Chi comanda e chi soccombe
Scoop: il melonismo è il femminismo che la sinistra sogna da sempre
Tra mariti licenziati e ministri fantozzizati, il matriarcato di destra assomiglia a quel modello di parità dei sessi tanto agognato (ma mai attuato) dalle forze politiche più progressiste
Le femministe del Pd dovrebbero iscriversi a Fratelli d’Italia, o frequentare casa Meloni. Ai compleanni, per dire, festeggiano solo loro tre. Le due sorelle, Giorgia e Arianna, con la mamma Anna. Niente fidanzati né mariti, mai. Nessun maschio. Da sempre. È consuetudine famigliare. Perché il matriarcato in casa Meloni è un fatto acquisito con la naturalezza allegra dei fenomeni naturali: è così e basta. Semplicemente. Un sistema di equilibri spiccioli sedimentato negli anni, coltivato senza orgogli luciferini e diventato abitudine, tradizione appunto. Così adesso che anche Arianna, la luogotenente e sorella maggiore, ha “licenziato” il marito ministro (e gaffeur) proprio come Giorgia, la presidente e sorella minore, aveva già fatto con il compagno giornalista (e gaffeur), l’uno lasciato con un post sui social e l’altro con una intervista al Foglio, ora che insomma entrambe hanno esercitato in parallelo una certamente sofferta potestà femminile nella loro vita privata riuscendo con una freddezza più simile al disincanto che alla saggezza a mantenere rapporti civili con questi maschi subordinati e rimessi al loro posto, un fatto s’impone all’occhio dell’osservatore.
Altro che Michela Murgia, altro che convegni organizzati dalle senatrici del Pd sul patriarcato e il premierato: ella, cioè Elly, insomma Schlein, vada a pranzo dalla signora mamma Meloni, Anna Paratore. Non c’è forse in Italia esempio d’emancipazione femminile più fosforescente di quello meloniano. Casa, famiglia, governo e partito: comandano le donne in virtù d’una superiorità caratteriale, personale e politica. Talmente acquisita come fatto incontrovertibile, da non essere nemmeno rivendicata o fatta oggetto di quel genere di teorizzazioni ideologiche e propagandistiche che sono il piatto forte della sinistra che teorizza ma assai meno pratica la parità di genere.
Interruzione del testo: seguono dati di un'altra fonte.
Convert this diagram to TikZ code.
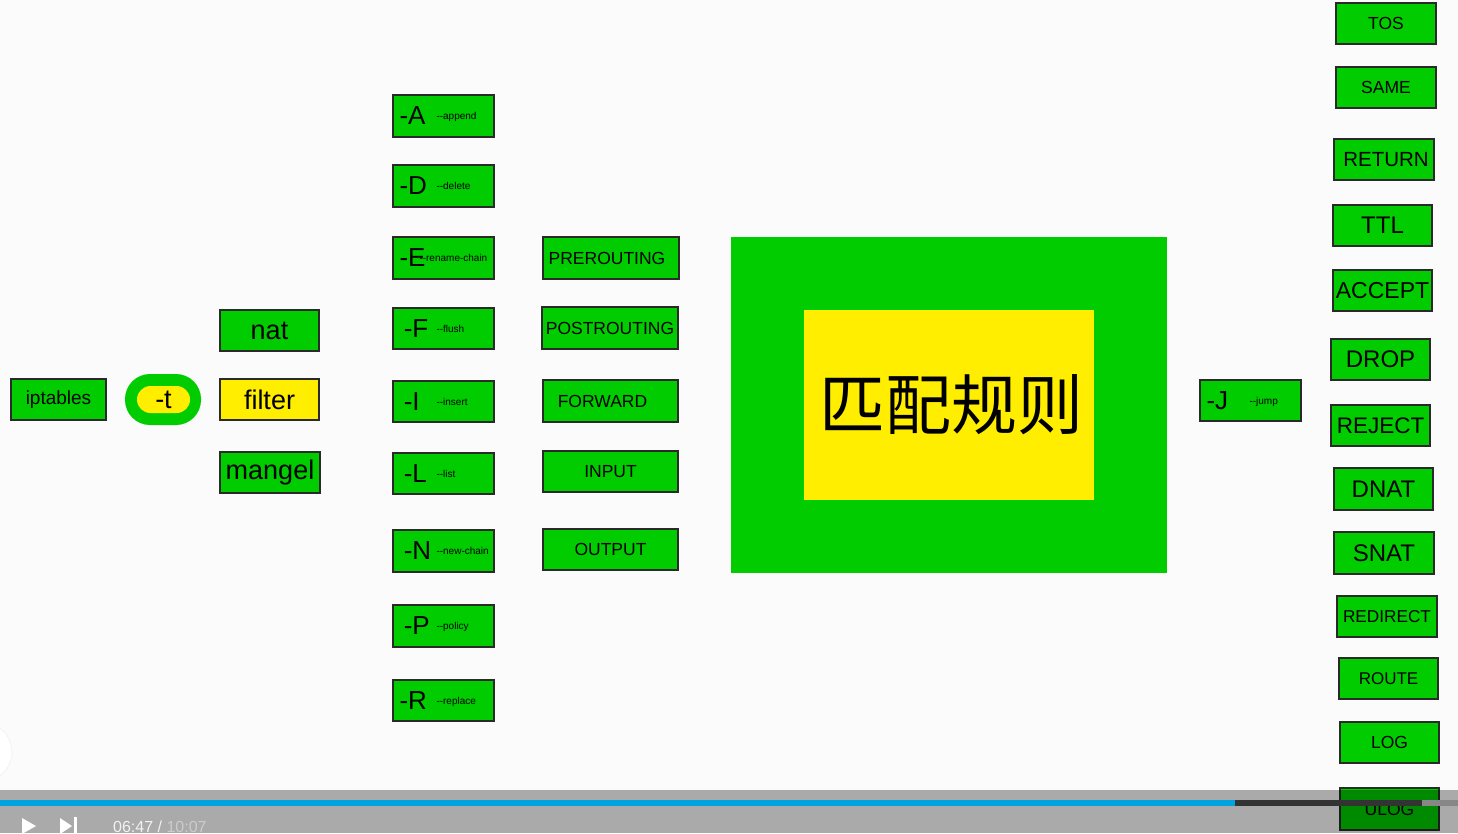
\documentclass[tikz,border=0pt]{standalone}
\usepackage{fontspec}
\setmainfont{Liberation Sans}
\newfontfamily\cjk{Noto Sans CJK SC}
\definecolor{gr}{HTML}{00CC00}
\definecolor{ye}{HTML}{FFEE00}
\definecolor{bd}{HTML}{2A2A2A}
\definecolor{bg}{HTML}{FBFBFB}
\definecolor{prog}{HTML}{00A3E0}
\tikzset{
  gbox/.style={draw=bd, line width=1.5pt, fill=gr, inner sep=0pt, text=black},
  ybox/.style={gbox, fill=ye},
}
\newcommand\fsz[1]{\fontsize{#1}{#1}\selectfont}
% [style] name x1 y1 x2 y2 text
\newcommand\gbox[7][]{\node[gbox,minimum width={#5-#3},minimum height={#6-#4},#1] (#2) at ({(#3+#5)/2},{(#4+#6)/2}) {#7};}
% big, small, width of big part
\newcommand\opt[3]{\makebox[88pt][l]{\makebox[#3][l]{\fsz{26}#1}\raisebox{5pt}{\fsz{10}#2}}}
\begin{document}
\begin{tikzpicture}[x=1pt,y=-1pt]
\useasboundingbox (0,0) rectangle (1458,833);
\fill[bg] (0,0) rectangle (1458,833);
\draw[black!8, fill=white] (-18,752) circle (30);

% left part
\gbox{ipt}{11}{379}{106}{420}{\fsz{19}iptables}
\node[fill=gr, rounded corners=25pt, minimum width=76pt, minimum height=51pt, inner sep=0pt] (tout) at (163,399.5) {};
\node[fill=ye, rounded corners=13.5pt, minimum width=53pt, minimum height=27pt, inner sep=0pt] (tin) at (163.5,399.5) {\fsz{27}-t};
\gbox{nat}{220}{310}{319}{351}{\fsz{27}\raisebox{-2pt}{nat}}
\gbox[ybox]{filter}{220}{379}{319}{420}{\fsz{27}filter}
\gbox{mangel}{220}{452}{320}{493}{\fsz{27}mangel}

% commands
\gbox{cA}{393}{95}{494}{137}{\opt{-A}{-{}-append}{37pt}}
\gbox{cD}{393}{165}{494}{207}{\opt{-D}{-{}-delete}{37pt}}
\gbox{cE}{393}{237}{494}{279}{\opt{-E}{-{}-rename-chain}{20pt}}
\gbox{cF}{393}{308}{494}{349}{\opt{\,-F}{-{}-flush}{37pt}}
\gbox{cI}{393}{381}{494}{422}{\opt{\,-I}{-{}-insert}{37pt}}
\gbox{cL}{393}{453}{494}{494}{\opt{\,-L}{-{}-list}{37pt}}
\gbox{cN}{393}{530}{494}{572}{\opt{\,-N}{-{}-new-chain}{37pt}}
\gbox{cP}{393}{605}{494}{647}{\opt{\,-P}{-{}-policy}{37pt}}
\gbox{cR}{393}{680}{494}{721}{\opt{-R}{-{}-replace}{37pt}}

% chains
\gbox{pre}{543}{237}{679}{279}{\fsz{17.5}\hspace{-8pt}PREROUTING}
\gbox{post}{542}{307}{678}{349}{\fsz{17.5}POSTROUTING}
\gbox{fwd}{543}{380}{678}{422}{\fsz{17.5}\hspace{-16pt}FORWARD}
\gbox{inp}{543}{451}{678}{492}{\fsz{17.5}INPUT}
\gbox{outp}{543}{529}{678}{570}{\fsz{17.5}OUTPUT}

% match rules
\node[fill=gr, minimum width=436pt, minimum height=336pt, inner sep=0pt] (match) at (949,405) {};
\node[fill=ye, minimum width=290pt, minimum height=190pt, inner sep=0pt] (rule) at (949,405) {\hspace{4pt}\cjk\fsz{66}匹配规则};

% jump
\gbox{cJ}{1200}{380}{1301}{421}{\opt{-J}{-{}-jump}{43pt}}

% targets
\gbox{tos}{1336}{3}{1436}{44}{\fsz{17.5}TOS}
\gbox{same}{1336}{67}{1436}{108}{\fsz{17.5}SAME}
\gbox{ret}{1334}{139}{1434}{180}{\fsz{20.5}\hspace{4pt}RETURN}
\gbox{ttl}{1333}{205}{1432}{246}{\fsz{24}TTL}
\gbox{acc}{1333}{270}{1432}{311}{\fsz{23}ACCEPT}
\gbox{drop}{1331}{339}{1430}{380}{\fsz{24}DROP}
\gbox{rej}{1331}{405}{1430}{446}{\fsz{22.5}REJECT}
\gbox{dnat}{1334}{468}{1433}{510}{\fsz{24}DNAT}
\gbox{snat}{1334}{532}{1434}{574}{\fsz{24}SNAT}
\gbox{redir}{1337}{596}{1437}{637}{\fsz{17.2}REDIRECT}
\gbox{route}{1339}{658}{1438}{699}{\fsz{17}ROUTE}
\gbox{log}{1340}{722}{1439}{763}{\fsz{17.5}LOG}
\gbox{ulog}{1340}{788}{1439}{830}{\fsz{17.5}ULOG}

% player bar
\fill[black, opacity=0.32] (0,790) rectangle (1458,833);
\fill[prog] (0,800) rectangle (1235,806);
\fill[black!80] (1235,800) rectangle (1422,806);
\fill[black!47] (1422,800) rectangle (1458,806);
\fill[white] (22,818) -- (36,826) -- (22,834) -- cycle;
\fill[white] (60,818) -- (72,826) -- (60,834) -- cycle;
\fill[white] (74,817) rectangle (76.5,833);
\node[anchor=base west, inner sep=0pt] (time) at (113,832) {\fsz{16}\textcolor{black!5}{06:47 /} \textcolor{black!20}{10:07}};
\end{tikzpicture}
\end{document}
Una donna di destra, minuta e dal portamento sciolto e deciso, ha conquistato un partito di maschi, s’è affrancata dal padrinato degli uomini che l’avevano tenuta a battesimo come Fabio Rampelli, e camminando così spedita che nessuno avrebbe mai pensato di fermarla è diventata la prima presidente del Consiglio femmina nella storia della Repubblica. Ha annientato senza pietà due maschi incontenibili come Berlusconi e Salvini, ha nominato per la prima volta nella storia una donna amministratore delegato d’una partecipata pubblica, Giuseppina Di Foggia ad di Terna, e poi ha interrotto centocinquant’anni di consuetudine maschile alla Ragioneria dello stato favorendo l’ascesa di Daria Perrotta nel cuore della finanza pubblica.
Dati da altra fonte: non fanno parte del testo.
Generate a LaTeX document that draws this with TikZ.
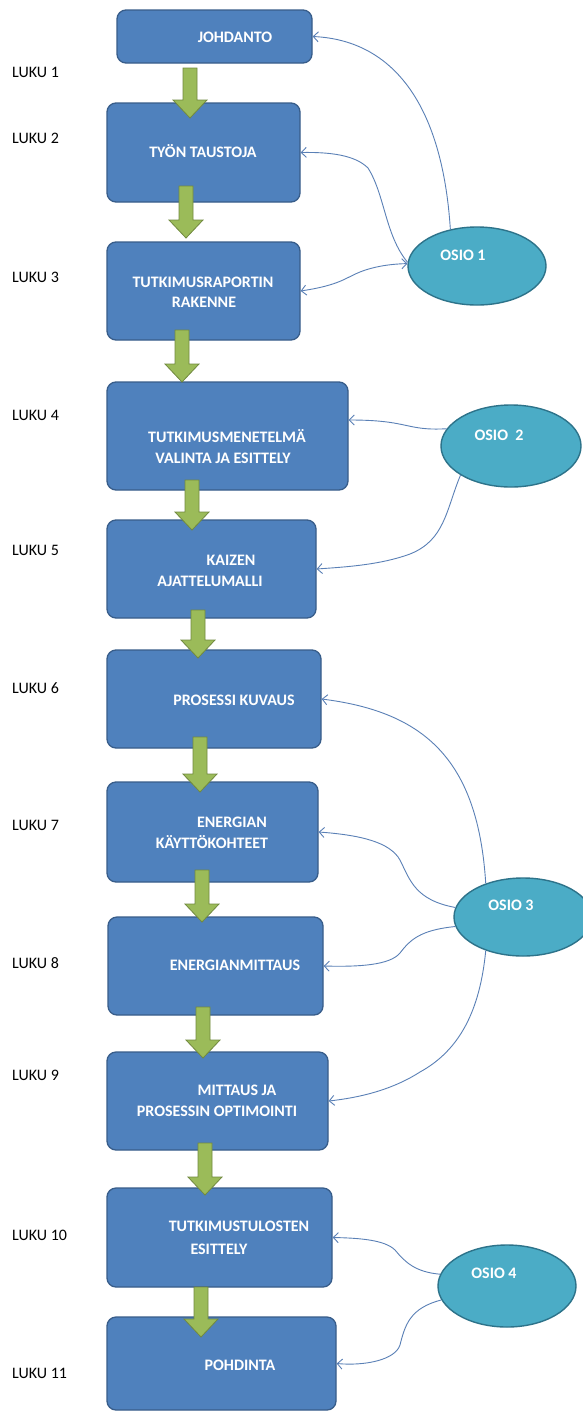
\documentclass[tikz,border=0pt]{standalone}
\usepackage{fontspec}
\setmainfont{Carlito}
\usetikzlibrary{shapes.geometric,arrows.meta}
\definecolor{boxblue}{RGB}{79,129,189}
\definecolor{boxedge}{RGB}{56,93,138}
\definecolor{osiofill}{RGB}{75,172,198}
\definecolor{osioedge}{RGB}{45,115,138}
\definecolor{gfill}{RGB}{155,187,89}
\definecolor{gedge}{RGB}{113,137,63}
\definecolor{conn}{RGB}{90,128,182}
\newcommand{\greenarrow}[3]{%
  \draw[garrow] ({#1-7},#2) -- ({#1+7},#2) -- ({#1+7},{#3-18}) -- ({#1+17},{#3-18}) -- (#1,#3) -- ({#1-17},{#3-18}) -- ({#1-7},{#3-18}) -- cycle;}
\begin{document}
\begin{tikzpicture}[x=1pt,y=-1pt,
  chapbox/.style={rectangle, rounded corners=9pt, fill=boxblue, draw=boxedge, line width=1.3pt, inner sep=0pt},
  osio/.style={ellipse, fill=osiofill, draw=osioedge, line width=1.4pt, inner sep=0pt},
  wtxt/.style={text=white, font=\fontsize{16}{19}\selectfont\bfseries, inner sep=0pt, text height=10.3pt, text depth=0pt},
  ltxt/.style={text=black, font=\fontsize{16}{19}\selectfont, inner sep=0pt, text height=10.3pt, text depth=0pt, anchor=west},
  garrow/.style={fill=gfill, draw=gedge, line width=0.8pt, line join=miter},
  link/.style={draw=conn, line width=0.9pt},
  tip/.style={-{Straight Barb[length=5pt,width=10pt]}}
]
\fill[white] (0,0) rectangle (582,1411);
\useasboundingbox (0,0) rectangle (582,1411);

% chapter boxes
\node[chapbox, minimum width=195, minimum height=53] (b1) at (214.5,36.5) {};
\node[chapbox, minimum width=193, minimum height=99] (b2) at (203.5,152.5) {};
\node[chapbox, minimum width=193, minimum height=98] (b3) at (203.5,291) {};
\node[chapbox, minimum width=241, minimum height=108] (b4) at (227.5,436) {};
\node[chapbox, minimum width=209, minimum height=98] (b5) at (211.5,569) {};
\node[chapbox, minimum width=214, minimum height=98] (b6) at (214,699) {};
\node[chapbox, minimum width=211, minimum height=100] (b7) at (212.5,832) {};
\node[chapbox, minimum width=215, minimum height=98] (b8) at (215.5,966) {};
\node[chapbox, minimum width=221, minimum height=98] (b9) at (217.5,1101) {};
\node[chapbox, minimum width=225, minimum height=99] (b10) at (219.5,1237.5) {};
\node[chapbox, minimum width=229, minimum height=93] (b11) at (221.5,1363.5) {};

% section ellipses
\node[osio, minimum width=138, minimum height=78] (o1) at (477,266) {};
\node[osio, minimum width=140, minimum height=82] (o2) at (511,446) {};
\node[osio, minimum width=138, minimum height=78] (o3) at (523,917) {};
\node[osio, minimum width=138, minimum height=82] (o4) at (507,1286) {};

% connectors
\draw[link, tip] (o1.126) .. controls (442,100) and (390,40) .. (b1.east);
\draw[link, tip] (o1.177) .. controls (385,235) and (385,195) .. (368,168) .. controls (355,155) and (330,152) .. (b2.east);
\draw[link, {Straight Barb[length=5pt,width=10pt]}-{Straight Barb[length=5pt,width=10pt]}] (b3.east) .. controls (340,285) and (345,278) .. (360,272) .. controls (375,266) and (392,264) .. (o1.178);
\draw[link, tip] (o2.165) .. controls (405,431) and (410,420) .. ([yshift=16pt]b4.east);
\draw[link, tip] (o2.210) .. controls (446,510) and (445,540) .. (410,554) .. controls (380,565) and (345,567) .. (b5.east);
\draw[link, tip] (o3.138) .. controls (478,760) and (425,712) .. (b6.east);
\draw[link, tip] (o3.172) .. controls (415,900) and (410,880) .. (400,860) .. controls (390,842) and (360,835) .. (b7.east);
\draw[link, tip] (o3.188) .. controls (420,930) and (410,940) .. (400,953) .. controls (390,965) and (360,967) .. (b8.east);
\draw[link, tip] (o3.222) .. controls (480,1010) and (460,1050) .. (420,1072) .. controls (395,1088) and (365,1097) .. (b9.east);
\draw[link, tip] (o4.170) .. controls (415,1272) and (405,1262) .. (395,1250) .. controls (385,1240) and (360,1238) .. (b10.east);
\draw[link, tip] (o4.192) .. controls (410,1308) and (405,1325) .. (400,1345) .. controls (395,1360) and (365,1366) .. (b11.east);

% green flow arrows
\greenarrow{190}{68}{118}
\greenarrow{186}{186}{238}
\greenarrow{182}{330}{382}
\greenarrow{192}{480}{530}
\greenarrow{198}{610}{658}
\greenarrow{200}{737}{792}
\greenarrow{202}{870}{922}
\greenarrow{203}{1007}{1058}
\greenarrow{205}{1143}{1195}
\greenarrow{201}{1287}{1337}

% box texts
\node[wtxt] (t1) at (235,37) {JOHDANTO};
\node[wtxt] (t2) at (203,152) {TYÖN TAUSTOJA};
\node[wtxt] (t3a) at (203,282) {TUTKIMUSRAPORTIN};
\node[wtxt] (t3b) at (204,302) {RAKENNE};
\node[wtxt] (t4a) at (227,437) {TUTKIMUSMENETELMÄ};
\node[wtxt] (t4b) at (223,458) {VALINTA JA ESITTELY};
\node[wtxt] (t5a) at (231,560) {KAIZEN};
\node[wtxt] (t5b) at (210,581) {AJATTELUMALLI};
\node[wtxt] (t6) at (234,700) {PROSESSI KUVAUS};
\node[wtxt] (t7a) at (232,822) {ENERGIAN};
\node[wtxt] (t7b) at (212,843) {KÄYTTÖKOHTEET};
\node[wtxt] (t8) at (235,965) {ENERGIANMITTAUS};
\node[wtxt] (t9a) at (237,1090) {MITTAUS JA};
\node[wtxt] (t9b) at (217,1111) {PROSESSIN OPTIMOINTI};
\node[wtxt] (t10a) at (239,1226) {TUTKIMUSTULOSTEN};
\node[wtxt] (t10b) at (219,1249) {ESITTELY};
\node[wtxt] (t11) at (240,1365) {POHDINTA};

% ellipse texts
\node[wtxt] (s1) at (463,255) {OSIO 1};
\node[wtxt] (s2) at (499,435) {OSIO~~2};
\node[wtxt] (s3) at (511,905) {OSIO 3};
\node[wtxt] (s4) at (494,1273) {OSIO 4};

% chapter labels
\node[ltxt] (l1) at (12,72) {LUKU 1};
\node[ltxt] (l2) at (12,138) {LUKU 2};
\node[ltxt] (l3) at (12,277) {LUKU 3};
\node[ltxt] (l4) at (12,415) {LUKU 4};
\node[ltxt] (l5) at (12,550) {LUKU 5};
\node[ltxt] (l6) at (12,688) {LUKU 6};
\node[ltxt] (l7) at (12,825) {LUKU 7};
\node[ltxt] (l8) at (12,963) {LUKU 8};
\node[ltxt] (l9) at (12,1075) {LUKU 9};
\node[ltxt] (l10) at (12,1235) {LUKU 10};
\node[ltxt] (l11) at (12,1373) {LUKU 11};
\end{tikzpicture}
\end{document}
Infine ha pure replicato il matriarcato famigliare, quello dei compleanni che a casa Meloni (anzi Paratore) si festeggiano solo tra donne, anche a Palazzo Chigi dove ogni cosa è sottoposta all’attenzione della sua seconda sorella acquisita, la segretaria particolare Patrizia Scurti. Insomma a destra, sempre più, il melonismo diventa il simbolo di tutto ciò che probabilmente le donne di sinistra hanno sempre sognato – sarebbe bello se qualcuna di loro ci dicesse cosa ne pensa – compresa la trasformazione del maschio di governo in una figura minore e caricaturale, se non persino fantozziana: chi non si ricorda Meloni, in Parlamento, mentre rende omaggio a Satnam Singh, il bracciante indiano morto dissanguato, che rivolgendosi ai vicepremier Salvini e Tajani immobili e imbambolati dice loro: “Raga’, alzatevi in piedi pure voi”? Il prossimo convegno di Laura Boldrini va fatto ad Atreju. Ma subito.